Dunia memasuki era multipolar di mana kekuatan tidak lagi hanya terpusat pada Amerika Serikat atau Tiongkok. Kini muncul potensi aliansi global baru yang melibatkan negara-negara Dunia Ketiga, yang semakin vokal dalam menentukan arah geopolitik.
AS masih berusaha mempertahankan dominasinya lewat NATO dan kemitraan tradisional. Tiongkok, di sisi lain, memperkuat Belt and Road Initiative (BRI) untuk membangun pengaruh global. Negara-negara berkembang melihat peluang untuk mendapatkan keuntungan dengan memainkan peran penyeimbang.
Afrika, Amerika Latin, dan Asia Selatan mulai lebih percaya diri menuntut posisi sejajar. Mereka bukan lagi objek, tetapi subjek dalam percaturan global. Hal ini terlihat dari forum BRICS yang makin kuat, dengan anggota baru bergabung untuk melawan dominasi Barat.
Namun, dinamika ini juga memicu ketegangan. AS khawatir kehilangan pengaruh, sementara Tiongkok ingin mengukuhkan status sebagai pemimpin dunia. Negara Dunia Ketiga berisiko terjebak dalam konflik kepentingan jika tidak mampu memainkan diplomasi dengan hati-hati.
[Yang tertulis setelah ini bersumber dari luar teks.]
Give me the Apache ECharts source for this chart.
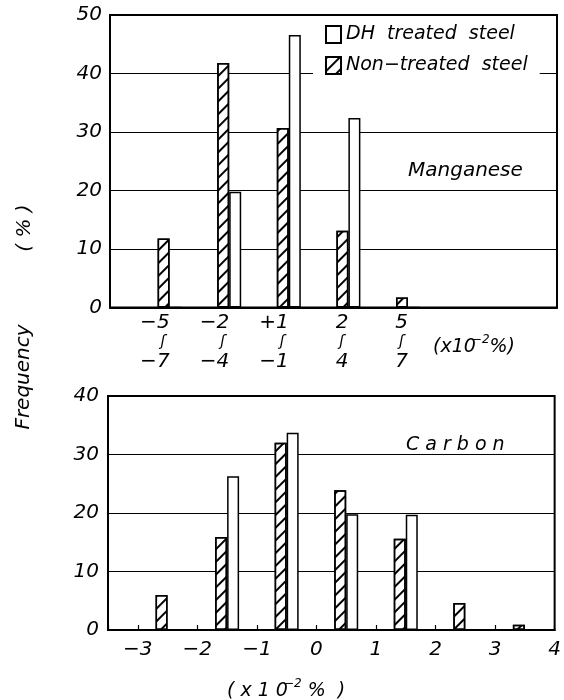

Bagi dunia, munculnya aliansi baru berarti distribusi kekuatan lebih merata. Tetapi, jika tidak dikelola baik, bisa memicu konflik dagang, perebutan sumber daya, dan ketidakstabilan politik.
Di sisi lain, ini juga membuka peluang besar. Negara-negara berkembang bisa mendapat investasi, transfer teknologi, dan akses pasar lebih luas. Jika dimanfaatkan bijak, Dunia Ketiga bisa naik kelas.
Aliansi global baru ini adalah tanda zaman berubah. Dunia tidak lagi dikendalikan satu kutub, tapi dibentuk oleh banyak suara.
Pertanyaannya: apakah aliansi ini membawa keseimbangan atau justru babak baru persaingan global yang lebih keras?